[Plotting code records]
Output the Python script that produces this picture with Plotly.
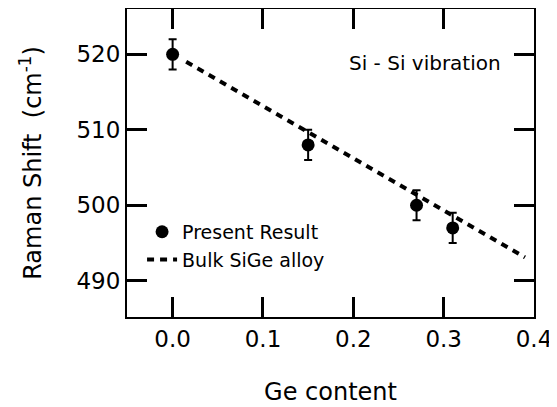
import plotly.graph_objects as go

ge_content = [0.0, 0.15, 0.27, 0.31]
raman_shift = [520.0, 508.0, 500.0, 497.0]
raman_err = [2.0, 2.0, 2.0, 2.0]

bulk_x = [0.015, 0.39]
bulk_y = [519.0, 493.1]

x_ticks = [0.0, 0.1, 0.2, 0.3, 0.4]
y_ticks = [490, 500, 510, 520]

FONT = "DejaVu Sans, Liberation Sans, Arial, sans-serif"

fig = go.Figure()
fig.add_trace(go.Scatter(
    x=ge_content, y=raman_shift, mode="markers", name="Present Result",
    marker=dict(symbol="circle", size=13, color="black"),
    error_y=dict(type="data", array=raman_err, visible=True, color="black",
                 thickness=2, width=4),
))
fig.add_trace(go.Scatter(
    x=bulk_x, y=bulk_y, mode="lines", name="Bulk SiGe alloy",
    line=dict(color="black", width=4, dash="7px,6px"),
))

fig.add_annotation(x=0.925, y=0.825, xref="paper", yref="paper",
                   text="Si - Si vibration", showarrow=False,
                   xanchor="right", yanchor="middle",
                   font=dict(family=FONT, size=20, color="black"))

axis_common = dict(showline=True, linecolor="black", linewidth=2,
                   mirror="ticks", ticks="inside", ticklen=20, tickwidth=2.5,
                   tickcolor="#000000", showgrid=False, zeroline=False,
                   automargin=False,
                   tickfont=dict(family=FONT, size=23, color="black"))

fig.update_xaxes(range=[-0.0505, 0.4], tickmode="array", tickvals=x_ticks,
                 ticktext=[f"{v:.1f}" for v in x_ticks],
                 title=dict(text="Ge content", standoff=33,
                            font=dict(family=FONT, size=24, color="black")),
                 **axis_common)
fig.update_yaxes(range=[485.2, 526.0], tickmode="array", tickvals=y_ticks,
                 ticktext=[str(v) for v in y_ticks],
                 title=dict(text="Raman Shift  (cm<sup>-1</sup>)", standoff=28,
                            font=dict(family=FONT, size=24, color="black")),
                 **axis_common)

fig.update_layout(
    template="none",
    width=549, height=399,
    margin=dict(l=119, r=23, t=1, b=90, pad=0),
    paper_bgcolor="white", plot_bgcolor="white",
    showlegend=True,
    legend=dict(x=0.037, y=0.338, xanchor="left", yanchor="top",
                bgcolor="rgba(0,0,0,0)", borderwidth=0,
                font=dict(family=FONT, size=19, color="black"),
                tracegroupgap=0, itemwidth=30),
)

fig.write_html("out.html")
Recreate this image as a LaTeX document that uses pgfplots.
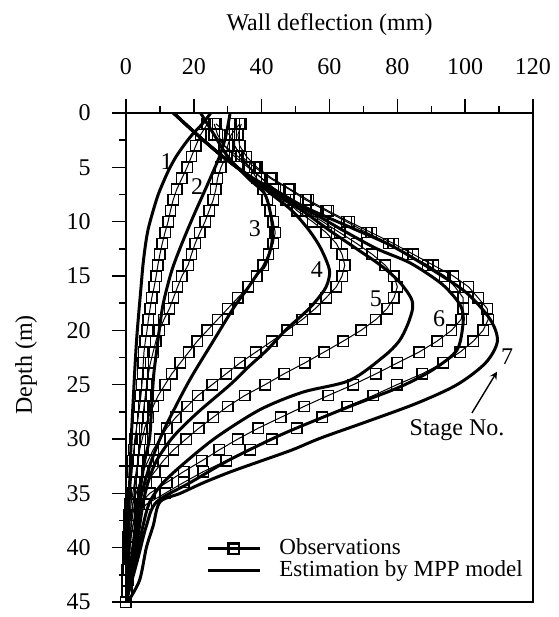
\documentclass[border=0pt]{standalone}
\usepackage{fontspec}
\setmainfont{Liberation Serif}
\usepackage{pgfplots}
\pgfplotsset{compat=1.18}
\usepackage{pgfplotstable}

% Observations (deflection mm, depth m)
\pgfplotstableread{
x y
24 1
22 2
20.6 3
19.3 4
18 5
16.5 6
15 7
13.9 8
13.1 9
12.4 10
11.5 11
10.7 12
10 13
9.4 14
8.9 15
8.3 16
7.6 17
7.1 18
6.6 19
6.2 20
5.7 21
5.3 22
5.1 23
4.9 24
4.7 25
4.4 26
4 27
3.6 28
3.1 29
2.6 30
2.3 31
2 32
1.8 33
1.5 34
1.3 35
1.1 36
1 37
0.9 38
0.7 39
0.6 40
0.5 41
0.4 42
0.3 43
0.2 44
0 45
}\obsA
\pgfplotstableread{
x y
33.5 1
31 2
30 3
29.5 4
28 5
27 6
26.5 7
25.7 8
24.5 9
23.3 10
21.8 11
20.4 12
19.3 13
18.3 14
16.5 15
15.2 16
14 17
12.8 18
11.2 19
9.8 20
8.8 21
8 22
7.2 23
6.6 24
6.1 25
5.7 26
5.3 27
5 28
4.7 29
4.3 30
4 31
3.6 32
3.2 33
2.8 34
2.4 35
2 36
1.7 37
1.5 38
1.2 39
1 40
0.8 41
0.6 42
0.4 43
0.2 44
0 45
}\obsB
\pgfplotstableread{
x y
26.5 1
30.5 2
32 3
34 4
36.5 5
38.5 6
40.5 7
41.6 8
42.5 9
43.4 10
44 11
43.4 12
42 13
40.4 14
38.6 15
36 16
33 17
30 18
27 19
24 20
21 21
18.5 22
16 23
13.5 24
11.5 25
9.5 26
8 27
6.6 28
5.5 29
4.8 30
4 31
3.5 32
3 33
2.5 34
2 35
1.5 36
1.3 37
1.1 38
1 39
0.8 40
0.6 41
0.5 42
0.3 43
0.2 44
0 45
}\obsC
\pgfplotstableread{
x y
24 1
26 2
29 3
32 4
36 5
40 6
43.5 7
47 8
50.5 9
55 10
59 11
62 12
63.7 13
64.5 14
63.7 15
62 16
59 17
55.8 18
52 19
47.5 20
43 21
38.3 22
33.6 23
29.5 24
25.4 25
21.2 26
18 27
14.7 28
12 29
10 30
8 31
6.5 32
5 33
4 34
3 35
2 36
1.7 37
1.5 38
1.2 39
1 40
0.8 41
0.6 42
0.4 43
0.2 44
0 45
}\obsD
\pgfplotstableread{
x y
26 1
27 2
29 3
33 4
36.5 5
40 6
44 7
48 8
53 9
58 10
63 11
68 12
72.6 13
76.4 14
79 15
80 16
79 17
77 18
73.7 19
69.3 20
64 21
58.4 22
52.7 23
46.6 24
41 25
35 26
30 27
25.7 28
21.5 29
17.7 30
14 31
11 32
8.5 33
6 34
4 35
2.5 36
2 37
1.5 38
1.2 39
1 40
0.8 41
0.6 42
0.4 43
0.2 44
0 45
}\obsE
\pgfplotstableread{
x y
32 1
32 2
32 3
34 4
38 5
42.5 6
48 7
53 8
59 9
65 10
71 11
77.5 12
83 13
89 14
94 15
97 16
99.4 17
99.4 18
98.8 19
96 20
91.7 21
86.4 22
80 23
73.7 24
67 25
59.6 26
52.5 27
45.7 28
39 29
33 30
27.5 31
22.4 32
17 33
12 34
7 35
4 36
2.5 37
2 38
1.5 39
1.2 40
1 41
0.8 42
0.5 43
0.3 44
0 45
}\obsF
\pgfplotstableread{
x y
34 1
33 2
33.5 3
35.5 4
38.6 5
43 6
48.4 7
53.7 8
59.6 9
65.8 10
72.3 11
78.8 12
84.7 13
90.6 14
96.5 15
101 16
103.8 17
106.5 18
106.8 19
105.3 20
102.4 21
98.5 22
93.5 23
87.3 24
79.9 25
72.9 26
65.2 27
57.8 28
50.4 29
43 30
36.6 31
29.6 32
22.8 33
17 34
11.5 35
6 36
3 37
2 38
1.5 39
1.2 40
1 41
0.8 42
0.5 43
0.3 44
0 45
}\obsG

% Estimations by MPP model
\pgfplotstableread{
x y
25 0
22.5 1
19.5 2
17 3
14.8 4
13 5
11.5 6
9.5 7.5
8 9
6.6 10.6
5.8 12
5 14
4.3 16.5
3.6 19
3.1 21
2.6 23.6
2.2 26
1.7 29
1.3 32
1 35
0.8 38
0.4 42
0 45
}\estA
\pgfplotstableread{
x y
30.7 0
29.5 2
27.7 3.9
24 6.6
20 9.4
16.5 12
13.5 14.5
11 17.5
9.8 20
9 22
8.2 24
7.6 26.7
7 29.8
5.5 32
4.5 34
3.5 36
2 40
0 45
}\estB
\pgfplotstableread{
x y
22 0
26 2
30 4
36 6
41 7.5
43 10
43 12
41 14
39 14.7
35.5 16.3
32 17.8
25.7 21
18.9 24.5
13 28
10 30
7.5 32
5.5 34
4 36
2.5 40
0 45
}\estC
\pgfplotstableread{
x y
14 0
21 2
28.5 4
37 6
43 7.5
49 9
54 10.8
57.5 12.5
60 14.5
59 16
56 17.3
53 18.3
47 20
41.6 21.8
36 23.4
30.7 25
21 27.6
13.9 29.8
9 32
6.5 34
5 36
3 40
0 45
}\estD
\pgfplotstableread{
x y
14 0
21 2
28.5 4
37 6
44 7.5
52 9
60 10.8
68 12.5
75 14
80.5 15.5
84 17
84.5 18
83 19.5
80.5 21
76 22.4
66 24.6
52 25.7
39.5 27.3
26.8 29.8
18 32
11 34
7 35.8
5 38
3 41
0 45
}\estE
\pgfplotstableread{
x y
14 0
21 2
28.5 4
37 6
45 7.5
54 9
64 10.8
74 12.5
83.8 13.8
92.6 15.6
97 17
99 18
99.4 19.3
97.6 21.8
90.6 23.6
80.8 25.2
66 27
51 28.9
43 30
30 32
19 34
9 35.8
6 38
3.5 41
0 45
}\estF
\pgfplotstableread{
x y
14 0
21 2
28.5 4
37.5 6
44 7.1
53 8.7
66 10.5
78.8 12.3
91.7 14.7
100.6 16.6
107.4 19
109.5 21
106 23
97.6 25
85.8 26.7
71 28.4
57.5 29.9
49 31
40 32
31 33
23 34
16 35
10 35.8
8 38
6 40
4 43
0.5 45
}\estG

\begin{document}
\fontsize{12}{14}\selectfont
\begin{tikzpicture}
\begin{axis}[
  at={(0,0)}, anchor=south west,
  scale only axis, width=203.5pt, height=244.5pt,
  xmin=0, xmax=120, ymin=0, ymax=45, y dir=reverse,
  xtick={0,20,...,120}, minor xtick={10,30,...,110},
  ytick={0,5,...,45}, minor ytick={2.5,7.5,...,42.5},
  xtick pos=right, xticklabel pos=right, ytick pos=left,
  tick align=outside,
  major tick length=7pt, minor tick length=3.5pt,
  tick style={black, line width=0.7pt},
  axis line style={line width=0.8pt},
  /pgf/number format/assume math mode=true,
  ticklabel style={font=\fontsize{12}{14}\selectfont},
  xticklabel style={yshift=8pt},
  yticklabel style={xshift=-6.5pt},
  xlabel={Wall deflection (mm)}, ylabel={Depth (m)},
  label style={font=\fontsize{12}{14}\selectfont},
  xlabel style={at={(axis description cs:0.5,1)}, anchor=center, yshift=44pt},
  ylabel style={at={(axis description cs:-0.2457,0.485)}, anchor=center},
  legend style={at={(axis cs:23,38.6)}, anchor=north west, draw=none, fill=none,
    font=\fontsize{11.5}{12}\selectfont, row sep=-3pt, inner sep=1pt, column sep=7pt},
  legend cell align=left,
  legend image code/.code={\draw[mark repeat=2,mark phase=2,#1] plot coordinates {(0pt,0pt) (13pt,0pt) (26pt,0pt)};},
]
\pgfplotsset{obs/.style={black, line width=0.5pt, mark=square, mark size=2.6pt, mark options={line width=0.7pt, solid}},
  est/.style={black, line width=1.5pt, no marks, smooth, tension=0.5}}
\addlegendimage{black, line width=1.3pt, mark=square, mark size=2.6pt, mark options={line width=1.3pt}}
\addlegendentry{Observations}
\addlegendimage{black, line width=1.5pt}
\addlegendentry{Estimation by MPP model}
\addplot[obs, forget plot] table[x=x,y=y] {\obsA};
\addplot[obs, forget plot] table[x=x,y=y] {\obsB};
\addplot[obs, forget plot] table[x=x,y=y] {\obsC};
\addplot[obs, forget plot] table[x=x,y=y] {\obsD};
\addplot[obs, forget plot] table[x=x,y=y] {\obsE};
\addplot[obs, forget plot] table[x=x,y=y] {\obsF};
\addplot[obs, forget plot] table[x=x,y=y] {\obsG};
\addplot[est, forget plot] table[x=x,y=y] {\estA};
\addplot[est, forget plot] table[x=x,y=y] {\estB};
\addplot[est, forget plot] table[x=x,y=y] {\estC};
\addplot[est, forget plot] table[x=x,y=y] {\estD};
\addplot[est, forget plot] table[x=x,y=y] {\estE};
\addplot[est, forget plot] table[x=x,y=y] {\estF};
\addplot[est, forget plot] table[x=x,y=y] {\estG};
\node[font=\fontsize{12}{14}\selectfont] at (axis cs:12,4.5) {1};
\node[font=\fontsize{12}{14}\selectfont] at (axis cs:21,6.8) {2};
\node[font=\fontsize{12}{14}\selectfont] at (axis cs:38,10.6) {3};
\node[font=\fontsize{12}{14}\selectfont] at (axis cs:56.3,14.4) {4};
\node[font=\fontsize{12}{14}\selectfont] at (axis cs:73.7,17.1) {5};
\node[font=\fontsize{12}{14}\selectfont] at (axis cs:92.3,18.9) {6};
\node[font=\fontsize{12}{14}\selectfont] at (axis cs:112.4,22.4) {7};
\node[font=\fontsize{12}{14}\selectfont] at (axis cs:97.6,29.2) {Stage No.};
\draw[-stealth, line width=0.7pt] (axis cs:102,27.6) -- (axis cs:109.4,23.8);
\end{axis}
\pgfresetboundingbox
\path[use as bounding box] (-63pt,-7.5pt) rectangle (216pt,301pt);
\end{tikzpicture}
\end{document}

Problem » Note how many lines in the material hold the word "this", and give that number with nothing added.

Result of the exercise » 2